Longshore workers at Pacific Terminal in 1945, Port of Vancouver, Canada. Note the presence of dockside gantry cranes in the background. For Aboriginal longshoremen, negotiating access to work with an increasing diversity of cargo types was crucial as the world shipping economy became more mechanized and complex.

For Aboriginal longshoremen, the fallout of the strike was significant; most lost their jobs or only retained minimal work afterwards; many were blacklisted outright. As a result, many Squamish and Tsleil-Waututh men had to resort to relief from the Squamish band council trust fund to make ends meet. They also returned to subsistence fishing, as well as commercial fishing and cannery work. Dan George left longshoring in order to resort to hand logging on the Reserve so that he could make a living for his family; in his words, "Things were so confused on the waterfront. So I kept loggin' on my own." And in the words of Edward Nahanee, "In ten days it was all over. We lost our jobs and everything."

In 1924, under the leadership of Squamish activist Andrew Paull, Aboriginal longshoremen formed a new union, the ILHA, to try and protect remaining Aboriginal jobs and the freedom to work seasonally. As a result of pressure from the predominantly non-Aboriginal and increasingly rival ILA, the ILHA quickly became weakened and subject to new regulations that favored full-time decasualized labor organization. The ILHA was soon flooded with 200 to 300 non-Aboriginal workers from many ethnic backgrounds, before shrinking to "around seventy-eight men, of whom only five can be identified as Aboriginal."

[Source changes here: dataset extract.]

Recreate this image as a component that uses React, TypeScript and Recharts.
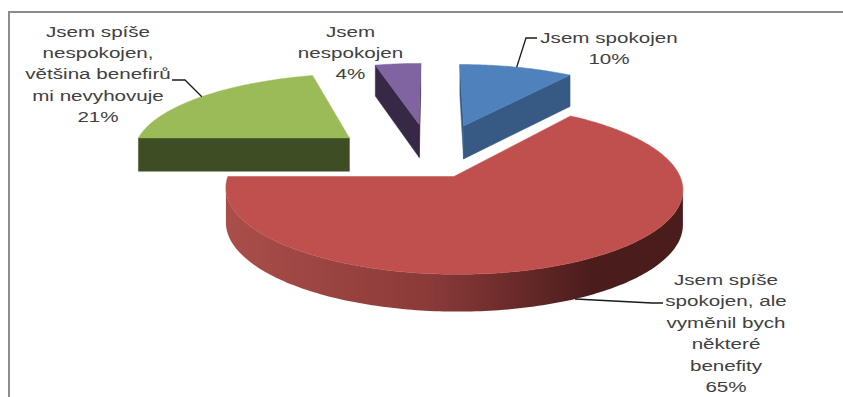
import React from 'react';
import { PieChart, Pie } from 'recharts';

// ---------- data ----------
const categories: string[] = [
  'Jsem spokojen',
  'Jsem spíše spokojen, ale vyměnil bych některé benefity',
  'Jsem spíše nespokojen, většina benefirů mi nevyhovuje',
  'Jsem nespokojen',
];
const values: number[] = [10, 65, 21, 4];

const rows = categories.map((name, i) => ({ name, value: values[i] }));

// ---------- style / layout ----------
const W = 843;
const H = 397;
const PIE_CX = 432;
const PIE_CY = 161;
const PIE_R = 220;
const PERSP = 1455;
const SIN_T = 0.36;
const COS_T = Math.sqrt(1 - SIN_T * SIN_T);
const WALL = 34;

const TOP_COLORS = ['#4f81bd', '#c0504d', '#9bbb59', '#8064a2'];
const SIDE_COLORS = ['#375a85', '#8a3a38', '#3f4d24', '#372946'];
const WALL_GRAD: string[][] = [
  ['#4a76ad', '#3d6494', '#2c4a70'],
  ['#aa4e4b', '#8a3a38', '#4b1c1c'],
  ['#8aa84f', '#6e873e', '#4a5c28'],
  ['#73599a', '#5b477c', '#3e3056'],
];
const EXPLODE = [109, 47, 109, 109];
const WRAP = [14, 13, 16, 11];
const LABEL_POS = [
  { x: 609, y: 42.5 },
  { x: 726, y: 285 },
  { x: 98, y: 36.5 },
  { x: 350.5, y: 36.5 },
];
const LEADERS: (null | { elbow: [number, number]; end: [number, number] })[] = [
  { elbow: [526, 38], end: [537, 38] },
  { elbow: [652, 303], end: [663, 303] },
  { elbow: [185, 80], end: [172, 80] },
  null,
];
const FONT = "'Liberation Sans', Arial, sans-serif";
const FONT_SIZE = 15.5;
const SCALE_X = 1.33;
const LINE_H = 21.5;
const TEXT_COLOR = '#404040';

type Pt = { x: number; y: number; s: number };

function project(cx: number, cy: number, X: number, Z: number): Pt {
  const s = PERSP / (PERSP + Z * COS_T);
  return { x: cx + X * s, y: cy - Z * SIN_T * s, s };
}

const rad = (d: number) => (d * Math.PI) / 180;
const down = (p: Pt) => ({ x: p.x, y: p.y + WALL * Math.sqrt(p.s), s: p.s });
const pathOf = (pts: { x: number; y: number }[]) =>
  pts.map((p, i) => `${i ? 'L' : 'M'}${p.x.toFixed(2)} ${p.y.toFixed(2)}`).join(' ') + ' Z';

function wrap(text: string, max: number): string[] {
  const words = text.split(' ');
  const lines: string[] = [];
  let cur = '';
  for (const w of words) {
    if (!cur) cur = w;
    else if ((cur + ' ' + w).length <= max) cur += ' ' + w;
    else {
      lines.push(cur);
      cur = w;
    }
  }
  if (cur) lines.push(cur);
  return lines;
}

function Slice3D(props: any) {
  const { cx, cy, outerRadius, startAngle, endAngle, percent, index, name } = props;
  const R = outerRadius;
  const t1 = 90 - startAngle;
  const t2 = 90 - endAngle;
  const tm = (t1 + t2) / 2;
  const e = EXPLODE[index];
  const ox = e * Math.sin(rad(tm));
  const oz = e * Math.cos(rad(tm));
  const P = (t: number) => project(cx, cy, ox + R * Math.sin(rad(t)), oz + R * Math.cos(rad(t)));
  const apex = project(cx, cy, ox, oz);
  const n = Math.max(2, Math.ceil(Math.abs(t2 - t1)));
  const arc: Pt[] = [];
  for (let k = 0; k <= n; k++) arc.push(P(t1 + ((t2 - t1) * k) / n));
  const poly = [apex, ...arc];
  let area = 0;
  for (let i = 0; i < poly.length; i++) {
    const a = poly[i];
    const b = poly[(i + 1) % poly.length];
    area += a.x * b.y - b.x * a.y;
  }
  const vis = (a: Pt, b: Pt) => (area > 0 ? b.x - a.x < -1e-6 : b.x - a.x > 1e-6);

  const faces: React.ReactNode[] = [];
  const quad = (a: Pt, b: Pt) => pathOf([a, b, down(b), down(a)]);
  if (vis(apex, arc[0]))
    faces.push(<path key="r1" d={quad(apex, arc[0])} fill={SIDE_COLORS[index]} stroke={SIDE_COLORS[index]} strokeWidth={0.5} />);
  if (vis(arc[n], apex))
    faces.push(<path key="r2" d={quad(arc[n], apex)} fill={SIDE_COLORS[index]} stroke={SIDE_COLORS[index]} strokeWidth={0.5} />);

  const runs: Pt[][] = [];
  let run: Pt[] = [];
  for (let k = 0; k < n; k++) {
    if (vis(arc[k], arc[k + 1])) {
      if (!run.length) run.push(arc[k]);
      run.push(arc[k + 1]);
    } else if (run.length) {
      runs.push(run);
      run = [];
    }
  }
  if (run.length) runs.push(run);
  const gid = `wallgrad-${index}`;
  let gx1 = 0;
  let gx2 = 1;
  if (runs.length) {
    const xs = runs.flat().map((p) => p.x);
    gx1 = Math.min(...xs);
    gx2 = Math.max(...xs);
  }
  runs.forEach((r, i) => {
    const pts = [...r, ...r.slice().reverse().map(down)];
    faces.push(<path key={`w${i}`} d={pathOf(pts)} fill={`url(#${gid})`} stroke="none" />);
  });

  const lines = wrap(name, WRAP[index]);
  lines.push(`${Math.round(percent * 100)}%`);
  const lp = LABEL_POS[index];
  const leader = LEADERS[index];
  let leaderPath = '';
  if (leader) {
    const st = Math.cos(rad(tm)) < 0 ? down(P(tm)) : P(tm);
    leaderPath = `M${st.x.toFixed(2)} ${st.y.toFixed(2)} L${leader.elbow[0]} ${leader.elbow[1]} L${leader.end[0]} ${leader.end[1]}`;
  }

  return (
    <g>
      <defs>
        <linearGradient id={gid} gradientUnits="userSpaceOnUse" x1={gx1} y1={0} x2={gx2} y2={0}>
          <stop offset="0" stopColor={WALL_GRAD[index][0]} />
          <stop offset="0.45" stopColor={WALL_GRAD[index][1]} />
          <stop offset="0.8" stopColor={WALL_GRAD[index][2]} />
          <stop offset="1" stopColor={WALL_GRAD[index][2]} />
        </linearGradient>
      </defs>
      {faces}
      <path d={pathOf(poly)} fill={TOP_COLORS[index]} stroke={TOP_COLORS[index]} strokeWidth={0.5} />
      {leader && <path d={leaderPath} fill="none" stroke="#1a1a1a" strokeWidth={1.3} />}
      <text
        transform={`translate(${lp.x} ${lp.y}) scale(${SCALE_X} 1)`}
        textAnchor="middle"
        fontFamily={FONT}
        fontSize={FONT_SIZE}
        fill={TEXT_COLOR}
      >
        {lines.map((l, i) => (
          <tspan key={i} x={0} y={i * LINE_H}>
            {l}
          </tspan>
        ))}
      </text>
    </g>
  );
}

export default function App() {
  return (
    <div style={{ position: 'absolute', left: 0, top: 0, width: W, height: H, overflow: 'hidden', background: '#fff' }}>
      <div
        style={{
          position: 'absolute',
          left: 8,
          top: 11,
          width: 1200,
          height: 1200,
          borderLeft: '2px solid #8c8c8c',
          borderTop: '2px solid #8c8c8c',
        }}
      />
      <div style={{ position: 'absolute', left: 0, top: 0 }}>
        <PieChart width={W} height={H} margin={{ top: 0, right: 0, bottom: 0, left: 0 }}>
          <Pie
            data={rows}
            dataKey="value"
            nameKey="name"
            cx={PIE_CX}
            cy={PIE_CY}
            outerRadius={PIE_R}
            innerRadius={0}
            startAngle={90}
            endAngle={-270}
            fill="none"
            stroke="none"
            label={Slice3D}
            labelLine={false}
            isAnimationActive={false}
          />
        </PieChart>
      </div>
    </div>
  );
}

During the six-month strike of 1935, a 900-man walkout that saw the violent Battle of Ballantyne Pier, increasing numbers of de-unionized Aboriginal men began returning to the docks as replacement workers. On December 9, 1935, the union ended the strike in capitulation. In the opinion of longshoreman Tim Moody,Some would call us strikebreakers. But that is a matter of opinion. The men whose jobs we took were those who broke the strike in 1923. My father said my grandfather had been a longshoreman and we had to hang on to what he had started. It was all we had.Shortly thereafter, the Canadian Waterfront Workers' Association (CWWA) was created by the Shipping Federation in partnership with the provincial government. It was an organization in which strikes, demonstrations, and "affiliate[ion] with any radical movement" were outlawed; its membership requirements included the conditions that all members had to be "white" males and "residents of Vancouver" for at least one year.

The Shipping Federation also decided to "revitalize" the North Vancouver Longshoreman's Association (NVLA). The rationale was to reward strike-breaking Aboriginal longshoremen, who comprised approximately forty to fifty-five of the eighty-six workers in the Association, with a guarantee of ten percent of the waterfront employment. In spite of the Depression, the Native workers fared quite well; dominating the NVLA executive, they received nearly equal access to working the same types of cargo that other gangs were handling, in contrast to earlier times when non-lumber-handling jobs were given to white workers.

Within this union, Aboriginal longshoremen received the right to a casualized workplace where they could freely pursue other economic ventures alongside longshoring. This sensibility persisted into the late 1930s, 1940s, and even the early 1950s. In 1953, strict rules were finally implemented based on seniority and leave-of-absence membership conditions. In the words of one Aboriginal longshoreman who decided to specialize in longshoring in 1953, "It was murder at first [to give up fishing]. But now we've got no squawks. I wanted to live here in town and it was getting too hard to make any money fishing."According to waterfront scholar Stuart Jamieson, Aboriginal involvement in longshoring declined after 1945, with the numbers dropping to twenty-five workers in 1954. In 1963, thirty-three Aboriginal workers were engaged in longshoring.